The Ingredient

ARE THE NEW BREWERS REALLY THE SAVIOURS OF FLAVOUR?

Watered-down lager kick the movement off

Nobody really knows when exactly it all started. It could have been at some point in the late 60s, the mid-70s or the early 80s. What everyone agrees on, though, is why it all started: American beer tasted awful, like a ubiquitous watered-down lager. Breweries such as Coors and Anheuser-Busch dominated the market with standardised, cheaply-produced beers. By the mid-1980s, there were between 44 and 89 independent breweries left serving a population of 230 million; Germany boasted 1600. At this point the fightback began under the name that is now on every drinker’s lips: craft beer.

The movement starts

The renaissance in brewing began in garages, as a series of small start-ups. While no one can say when “The Movement” dates from, Fritz Maytag’s San Francisco-based Anchor Brewing Company brought out a handful of authentic beers in 1965.

The movement starts

The first generation of craft beer

California was soon flooded with first-generation craft beers. Yet this flood was and more of a trickle. After all, the craft beer movement was a reaction to an emergency – one that Germany didn’t have then and doesn’t have now. So why is there so much hype around Craft-Bier in Germany, the Land of Beer? One answer is that for all the beers brewed in Germany, many taste the same. The result has been that consumption has nosedived from 142 to 105 litres per capita between 1990 and 2015. Yet Germany is packed with small breweries.

Average German beer

If you visit them, you’ll find all the things people associate with craft beer: fantastic drinks with a real variety of flavours. Demand for “hand-crafted” beer, however, is limited to cities – for two reasons. Firstly, it really is hard to avoid average beers in German cities, from Cologne’s Kölsch ales to Hamburg’s bleak Holsten Pils, from boring Berliner Kindl to Dortmund’s tired DAB. Secondly, city residents live away from nature and are concerned with authenticity: you can’t sell organic meat and bread-baking courses to farmers’ wives.

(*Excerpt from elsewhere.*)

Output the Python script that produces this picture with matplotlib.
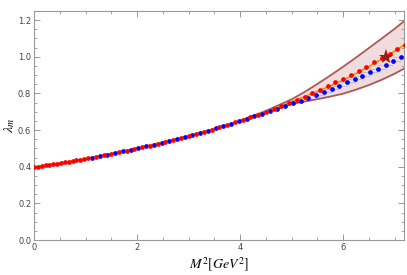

More product, less marketing

That’s no different to how things played out in craft beer’s homeland, the USA, where the trend only took off because it was, well: a trend. The 90s brought farmers’ markets to inner cities and American consumers started asking where their food came from. On the back of this, craft beer started to make inroads into the mainstream. What craft beer enthusiasts tend to forget is that quality is not a form of creativity. Craft beer is simply beer where more emphasis has been placed on the product than on all the campaigns to sell it.

No rocket science

Brewing beer is, after all, not rocket science. Making beer is a craft, yes, and a craft must be learned. In the same way as an off- the-peg suit may look good and not embarrass the owner, but will never fit as well as one that has been made bespoke to the customer, beer made by a brewer with a personal passion for the drink will always taste better than boring mass-market lagers.

Mango peelings?

The difference is not that craft beer contains crazy additional ingredients. Craft beers may indeed taste of cocoa or mango, but you won’t find them in the brew: the flavour comes from the high-quality aromatic hops which develop their taste throughout the brewing process. You won’t catch a master brewer littering his mash with mango-peelings; the flavours are developed by a process called lautering, or ‘refining’. The amount of liquid added changes the concentration of malt sugars and of starch being broken down, and this influences the wort.

The preferred drink for hipsters

All of which is fine and adds to the variety. But do we really need “beer sommeliers”? And expensive locales with wooden shelving? Is being able to dissect a beer like an oenologist does a wine something to be proud of? Or isn’t the most important thing that the person drinking it enjoys the beer? In other words: we don’t need tatted-up hipsters to reinstate taste ahead of marketability on the list of priorities. Craft beer simply expands the range of flavours available. It is not, however, the saviour of the drink we call beer.